La SSR rappelle qu’eu égard au principe énoncé à l’art. 4 al. 2 LRTV, l’AIEP examine si le public a pu se faire l’idée la plus juste possible des faits ou d’un sujet et, si ce dernier est à même de se forger son propre avis. Des erreurs portant sur des éléments mineurs, de même que des imperfections au niveau rédactionnel, qui ne sont pas susceptibles d’influencer notablement la vue d’ensemble fournie par l’émission, sont sans incidence du point de vue du droit des programmes. Quant à l’ampleur de la diligence requise, celle-ci dépend des circonstances concrètes, du caractère et des particularités de l’émission, ainsi que des connaissances préalables du public (ATF 13111253 précité, cons. 2.1ss, p. 257).
En l’espèce, le message de Madame Horvilleur était avant tout un message de paix. Nous convenons rétrospectivement qu’il aurait été souhaitable d’appeler à la prudence quant à l’élément des « bébés égorgés ». Toutefois, il ne peut être reproché à la SSR d’avoir failli. En effet, il s’agissait là d’un élément tout â fait secondaire du discours de la rabbine. Cet élément n’était pas avéré comme manifestement faux au jour de l’interview et apparaissait donc comme plausible. De plus, il convient de relever que l’angle éditorial du sujet portait sur son ressenti personnel quelques jours après l’attaque : l’émotion était-elle toujours aussi vive ? Considérait-elle l’attaque comme un tournant dans le conflit ? Avait-elle peur pour la communauté juive en France ? La paix était-elle encore possible selon elle ? Aussi, l’angle éditorial et les questions posées ne se prêtaient pas à rebondir sur cet élément mineur du discours de la rabbine, qui de surcroît ne pouvait être considéré comme faux.

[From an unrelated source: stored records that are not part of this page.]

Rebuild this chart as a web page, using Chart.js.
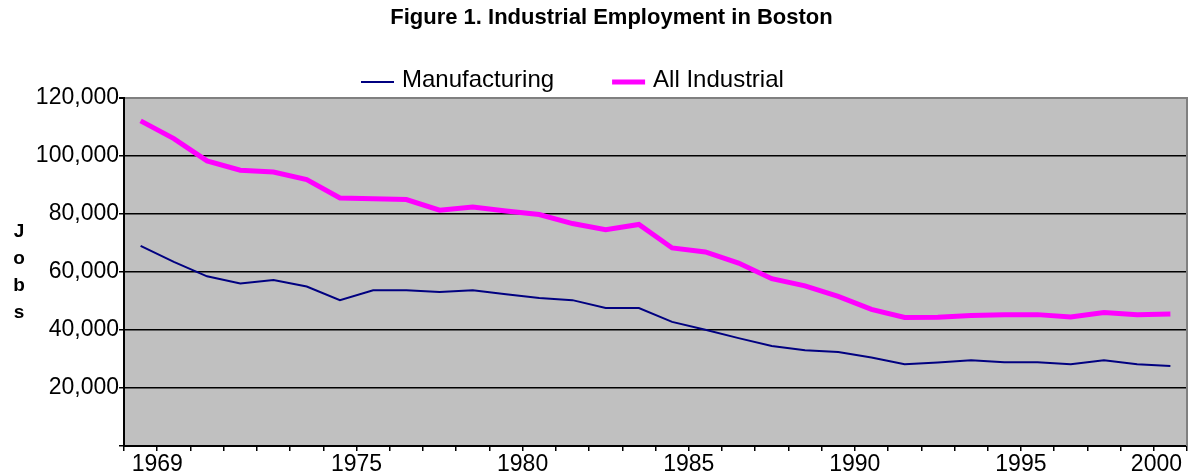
<!DOCTYPE html>
<html>
<head>
<meta charset="utf-8">
<title>Figure 1. Industrial Employment in Boston</title>
<script src="https://cdn.jsdelivr.net/npm/chart.js@4.4.1/dist/chart.umd.min.js"></script>
<style>
  html, body { margin: 0; padding: 0; background: #fff; }
  #wrap { width: 1190px; height: 473px; position: relative; }
</style>
</head>
<body>
<div id="wrap"><canvas id="chart"></canvas></div>
<script>
const years = ["1969", "1970", "1971", "1972", "1973", "1974", "1975", "1976",
  "1977", "1978", "1979", "1980", "1981", "1982", "1983", "1984",
  "1985", "1986", "1987", "1988", "1989", "1990", "1991", "1992",
  "1993", "1994", "1995", "1996", "1997", "1998", "1999", "2000"];
const shownYears = ["1969", "1975", "1980", "1985", "1990", "1995", "2000"];

const manufacturing = [69000, 63500, 58500, 56000, 57200, 55000, 50300, 53700,
  53700, 53100, 53700, 52300, 51000, 50300, 47600, 47600,
  42800, 40100, 37200, 34500, 33000, 32400, 30500, 28200,
  28800, 29600, 28900, 28900, 28200, 29600, 28200, 27600];
const allIndustrial = [112100, 106000, 98300, 95100, 94500, 91900, 85500, 85300,
  85000, 81300, 82400, 81000, 79800, 76700, 74600, 76400,
  68300, 66900, 63100, 57700, 55200, 51600, 47100, 44300,
  44400, 45000, 45300, 45300, 44500, 46000, 45300, 45500];

const yMin = 0;
const yMax = 120000;
const yStep = 20000;

const FONT = "'Liberation Sans', Arial, sans-serif";

// grey plot area, grey right edge, stacked "Jobs" title and the legend row
const chartDecor = {
  id: "chartDecor",
  beforeDraw(chart) {
    const { ctx, chartArea: a } = chart;
    ctx.save();
    ctx.fillStyle = "#c0c0c0";
    ctx.fillRect(a.left, a.top, a.right - a.left, a.bottom - a.top);

    // keep the last year label inside the canvas, the way the original nudges it
    chart.scales.x.getLabelItems().forEach((it) => {
      if (!it.label) return;
      ctx.font = it.font.string;
      const w = ctx.measureText(it.label).width;
      const maxX = chart.width - 8 - w / 2;
      if (it.options.translation[0] > maxX) it.options.translation[0] = maxX;
    });
    ctx.restore();
  },
  afterDraw(chart) {
    const { ctx, chartArea: a } = chart;
    ctx.save();

    ctx.strokeStyle = "#808080";
    ctx.lineWidth = 2;
    ctx.beginPath();
    ctx.moveTo(a.right, a.top - 1);
    ctx.lineTo(a.right, a.bottom);
    ctx.stroke();

    // y axis title, one letter per line
    const mid = (a.top + a.bottom) / 2;
    ctx.fillStyle = "#000";
    ctx.font = "bold 19px " + FONT;
    ctx.textAlign = "center";
    ctx.textBaseline = "alphabetic";
    "Jobs".split("").forEach((ch, i) => {
      ctx.fillText(ch, 19, mid - 35 + i * 27);
    });

    // legend
    ctx.font = "24px " + FONT;
    ctx.textAlign = "left";
    let x = 361;
    const ly = 82;
    chart.data.datasets.forEach((ds) => {
      ctx.strokeStyle = ds.borderColor;
      ctx.lineWidth = ds.borderWidth;
      ctx.beginPath();
      ctx.moveTo(x, ly);
      ctx.lineTo(x + 33, ly);
      ctx.stroke();
      ctx.fillStyle = "#000";
      ctx.fillText(ds.label, x + 41, ly + 5);
      x += 41 + ctx.measureText(ds.label).width + 58;
    });

    ctx.restore();
  }
};

const ctx = document.getElementById("chart").getContext("2d");
new Chart(ctx, {
  type: "line",
  data: {
    labels: years,
    datasets: [
      {
        label: "Manufacturing",
        data: manufacturing,
        borderColor: "#000080",
        borderWidth: 2,
        pointRadius: 0,
        pointHoverRadius: 0,
        tension: 0,
        fill: false
      },
      {
        label: "All Industrial",
        data: allIndustrial,
        borderColor: "#ff00ff",
        borderWidth: 5,
        pointRadius: 0,
        pointHoverRadius: 0,
        tension: 0,
        fill: false
      }
    ]
  },
  options: {
    responsive: true,
    maintainAspectRatio: false,
    animation: false,
    devicePixelRatio: 1,
    layout: { padding: { left: 36, right: 3, top: 0, bottom: 0 } },
    plugins: {
      legend: { display: false },
      tooltip: { enabled: false },
      title: {
        display: true,
        text: "Figure 1. Industrial Employment in Boston",
        color: "#000",
        font: { family: FONT, size: 22, weight: "bold" },
        padding: { top: 5, bottom: 66.6 }
      }
    },
    scales: {
      x: {
        offset: true,
        grid: {
          offset: true,
          drawOnChartArea: false,
          drawTicks: true,
          tickLength: 5,
          color: "#000",
          lineWidth: 1.5
        },
        border: { color: "#000", width: 2 },
        ticks: {
          autoSkip: false,
          maxRotation: 0,
          minRotation: 0,
          padding: 0,
          labelOffset: 16.6,
          color: "#000",
          font: { family: FONT, size: 23 },
          callback: (value, index) => shownYears.includes(years[index]) ? years[index] : ""
        },
        afterFit: (scale) => {
          scale.height = 27;
          scale.paddingLeft = 0;
          scale.paddingRight = 0;
        }
      },
      y: {
        min: yMin,
        max: yMax,
        grid: {
          color: (c) => (c.tick && c.tick.value === yMax ? "#808080" : "#000"),
          lineWidth: (c) => (c.tick && c.tick.value === yMax ? 2 : 1.5),
          tickColor: "#000",
          tickLength: 5
        },
        border: { color: "#000", width: 2 },
        ticks: {
          stepSize: yStep,
          padding: 0,
          color: "#000",
          font: { family: FONT, size: 23 },
          callback: (value) => (value === 0 ? "" : value.toLocaleString("en-US"))
        },
        afterFit: (scale) => {
          scale.width = 88;
        }
      }
    }
  },
  plugins: [chartDecor]
});
</script>
</body>
</html>
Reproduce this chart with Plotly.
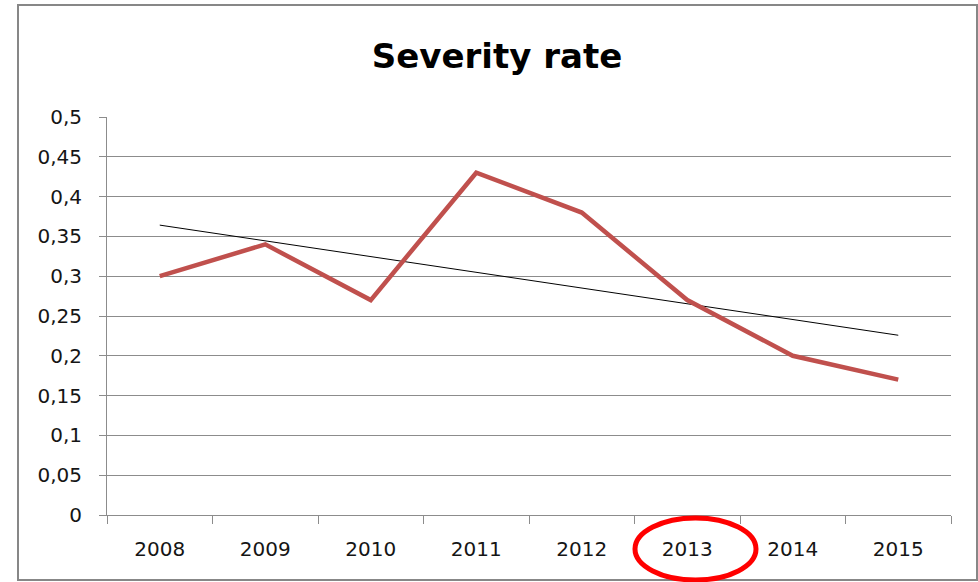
import plotly.graph_objects as go

years = ["2008", "2009", "2010", "2011", "2012", "2013", "2014", "2015"]
severity = [0.30, 0.34, 0.27, 0.43, 0.38, 0.27, 0.20, 0.17]
y_ticks = [0, 0.05, 0.1, 0.15, 0.2, 0.25, 0.3, 0.35, 0.4, 0.45, 0.5]
y_tick_labels = ["0", "0,05", "0,1", "0,15", "0,2", "0,25", "0,3", "0,35", "0,4", "0,45", "0,5"]

# linear trendline (least squares) over the category index
n = len(severity)
xs = list(range(n))
mx = sum(xs) / n
my = sum(severity) / n
slope = sum((x - mx) * (y - my) for x, y in zip(xs, severity)) / sum((x - mx) ** 2 for x in xs)
intercept = my - slope * mx
trend = [intercept + slope * x for x in xs]

W, H = 978, 582
L, R, T, B = 107, 27, 117, 67
pw, ph = W - L - R, H - T - B

def px(x):
    return (x - L) / pw

def py(y):
    return (H - B - y) / ph

FONT = "DejaVu Sans"
TXT = "#151515"

fig = go.Figure()
fig.add_trace(go.Scatter(x=years, y=trend, mode="lines",
                         line=dict(color="black", width=1), showlegend=False, hoverinfo="skip"))
fig.add_trace(go.Scatter(x=years, y=severity, mode="lines",
                         line=dict(color="#C0504D", width=4.5), showlegend=False))

fig.update_layout(
    width=W, height=H,
    margin=dict(l=L, r=R, t=T, b=B, pad=0),
    paper_bgcolor="white", plot_bgcolor="white",
    title=dict(text="<b>Severity rate</b>", x=497 / W, xanchor="center",
               y=1 - 56 / H, yanchor="middle",
               font=dict(family=FONT, size=34, color="black")),
    font=dict(family=FONT, size=20, color=TXT),
    xaxis=dict(type="category", range=[-0.5, 7.5], tickson="boundaries",
               ticks="outside", ticklen=8, tickcolor="#8C8C8C", tickwidth=1,
               showline=True, linecolor="#8C8C8C", linewidth=1,
               showgrid=False, zeroline=False, ticklabelstandoff=16,
               tickfont=dict(family=FONT, size=20, color=TXT)),
    yaxis=dict(range=[0, 0.5], tickvals=y_ticks, ticktext=y_tick_labels,
               ticks="outside", ticklen=7, tickcolor="#8C8C8C", tickwidth=1,
               showline=True, linecolor="#8C8C8C", linewidth=1,
               showgrid=True, gridcolor="#8C8C8C", gridwidth=1,
               zeroline=False, ticklabelstandoff=13,
               tickfont=dict(family=FONT, size=20, color=TXT)),
    shapes=[
        dict(type="rect", xref="paper", yref="paper",
             x0=px(18), x1=px(977), y0=py(580), y1=py(5),
             line=dict(color="#878787", width=2), fillcolor="rgba(0,0,0,0)", layer="above"),
        dict(type="circle", xref="paper", yref="paper",
             x0=px(635), x1=px(756), y0=py(580), y1=py(518),
             line=dict(color="#FF0000", width=5), fillcolor="rgba(0,0,0,0)", layer="above"),
    ],
)

fig.write_html("out.html")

Cela étant, la SSR insiste sur le fait que l’angle éditorial du sujet contesté n’était pas d’expliquer le contexte dans lequel était intervenue l’attaque du HAMAS, mais de recueillir un témoignage personnel.
Au demeurant, la SSR relève que le principe de diversité garanti par l’art. 4 al. 4 LRTV s’examine à l’aune de la couverture du conflit dans son ensemble, laquelle ne porte pas flanc à la critique en l’espèce.
S’agissant du fait que la rabbine appartienne à l’organisation libérale du fait que la rabbine appartienne à l’organisation libérale « Judaïsme en mouvement » confirme que l’invitée est une personnalité modérée. A ce titre, nous relevons que Madame Horvilleur continue d’être interviewée par des médias de services publics francophones. Aussi, son statut d’observatrice est légitimé dans la francophonie.
Enfin force est de constater que la Plaignante ne partage pas, selon son bon droit, les opinions de l’invitée, dont elle qualifie les propos de « partiaux et dénués de fondements ». A ce titre, la SSR rappelle que la liberté d’expression est un droit fondamental allant au-delà de l’opinion
personnelle du public.
Au vu de ces éléments et comme indiqué en tête de la présente, la SSR persiste dans ses conclusions prises en date du 22 février 2024.
Nous vous prions de croire, Madame la Présidente, Mesdames et Messieurs les Juges, à l’assurance de notre parfaite considération.